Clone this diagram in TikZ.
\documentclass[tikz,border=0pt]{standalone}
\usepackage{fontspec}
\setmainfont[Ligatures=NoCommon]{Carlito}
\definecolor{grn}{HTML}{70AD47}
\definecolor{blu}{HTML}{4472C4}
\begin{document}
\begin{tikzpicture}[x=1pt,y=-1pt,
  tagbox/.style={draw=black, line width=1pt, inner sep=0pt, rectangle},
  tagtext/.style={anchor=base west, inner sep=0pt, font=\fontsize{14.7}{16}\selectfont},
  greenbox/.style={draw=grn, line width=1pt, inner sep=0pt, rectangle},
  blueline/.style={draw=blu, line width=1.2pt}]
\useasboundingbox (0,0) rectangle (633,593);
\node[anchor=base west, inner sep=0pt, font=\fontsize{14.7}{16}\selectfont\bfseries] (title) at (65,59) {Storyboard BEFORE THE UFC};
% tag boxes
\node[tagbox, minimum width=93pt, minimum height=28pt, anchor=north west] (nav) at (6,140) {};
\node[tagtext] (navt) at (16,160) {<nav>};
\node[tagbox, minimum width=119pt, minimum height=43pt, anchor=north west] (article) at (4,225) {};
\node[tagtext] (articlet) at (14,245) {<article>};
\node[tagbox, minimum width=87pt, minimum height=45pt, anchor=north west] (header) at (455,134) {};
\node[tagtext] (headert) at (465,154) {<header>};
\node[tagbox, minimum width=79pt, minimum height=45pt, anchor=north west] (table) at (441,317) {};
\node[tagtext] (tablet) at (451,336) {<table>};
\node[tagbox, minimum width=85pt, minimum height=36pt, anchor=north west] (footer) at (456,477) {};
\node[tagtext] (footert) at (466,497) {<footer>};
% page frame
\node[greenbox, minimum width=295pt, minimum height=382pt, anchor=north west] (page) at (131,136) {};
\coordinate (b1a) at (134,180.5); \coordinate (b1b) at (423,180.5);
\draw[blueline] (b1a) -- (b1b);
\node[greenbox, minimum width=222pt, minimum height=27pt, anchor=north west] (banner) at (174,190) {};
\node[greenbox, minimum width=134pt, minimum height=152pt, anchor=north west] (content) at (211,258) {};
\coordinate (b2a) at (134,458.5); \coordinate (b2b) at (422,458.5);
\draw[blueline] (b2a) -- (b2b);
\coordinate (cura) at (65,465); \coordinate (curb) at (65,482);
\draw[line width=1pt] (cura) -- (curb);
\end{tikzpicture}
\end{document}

════════

- THE REQUEST:
Reproduce the entire listing word for word.

- SOLVED PROBLEM:
Clone this diagram in TikZ.
\documentclass[tikz,border=0pt]{standalone}
\usepackage{fontspec}
\setmainfont[Ligatures=NoCommon]{Carlito}
\definecolor{grn}{HTML}{70AD47}
\definecolor{blu}{HTML}{4472C4}
\begin{document}
\begin{tikzpicture}[x=1pt,y=-1pt,
  tagbox/.style={draw=black, line width=1pt, inner sep=0pt, rectangle},
  tagtext/.style={anchor=base west, inner sep=0pt, font=\fontsize{14.7}{16}\selectfont},
  greenbox/.style={draw=grn, line width=1pt, inner sep=0pt, rectangle},
  blueline/.style={draw=blu, line width=1.2pt}]
\useasboundingbox (0,0) rectangle (633,593);
\node[anchor=base west, inner sep=0pt, font=\fontsize{14.7}{16}\selectfont\bfseries] (title) at (65,59) {Storyboard BEFORE THE UFC};
% tag boxes
\node[tagbox, minimum width=93pt, minimum height=28pt, anchor=north west] (nav) at (6,140) {};
\node[tagtext] (navt) at (16,160) {<nav>};
\node[tagbox, minimum width=119pt, minimum height=43pt, anchor=north west] (article) at (4,225) {};
\node[tagtext] (articlet) at (14,245) {<article>};
\node[tagbox, minimum width=87pt, minimum height=45pt, anchor=north west] (header) at (455,134) {};
\node[tagtext] (headert) at (465,154) {<header>};
\node[tagbox, minimum width=79pt, minimum height=45pt, anchor=north west] (table) at (441,317) {};
\node[tagtext] (tablet) at (451,336) {<table>};
\node[tagbox, minimum width=85pt, minimum height=36pt, anchor=north west] (footer) at (456,477) {};
\node[tagtext] (footert) at (466,497) {<footer>};
% page frame
\node[greenbox, minimum width=295pt, minimum height=382pt, anchor=north west] (page) at (131,136) {};
\coordinate (b1a) at (134,180.5); \coordinate (b1b) at (423,180.5);
\draw[blueline] (b1a) -- (b1b);
\node[greenbox, minimum width=222pt, minimum height=27pt, anchor=north west] (banner) at (174,190) {};
\node[greenbox, minimum width=134pt, minimum height=152pt, anchor=north west] (content) at (211,258) {};
\coordinate (b2a) at (134,458.5); \coordinate (b2b) at (422,458.5);
\draw[blueline] (b2a) -- (b2b);
\coordinate (cura) at (65,465); \coordinate (curb) at (65,482);
\draw[line width=1pt] (cura) -- (curb);
\end{tikzpicture}
\end{document}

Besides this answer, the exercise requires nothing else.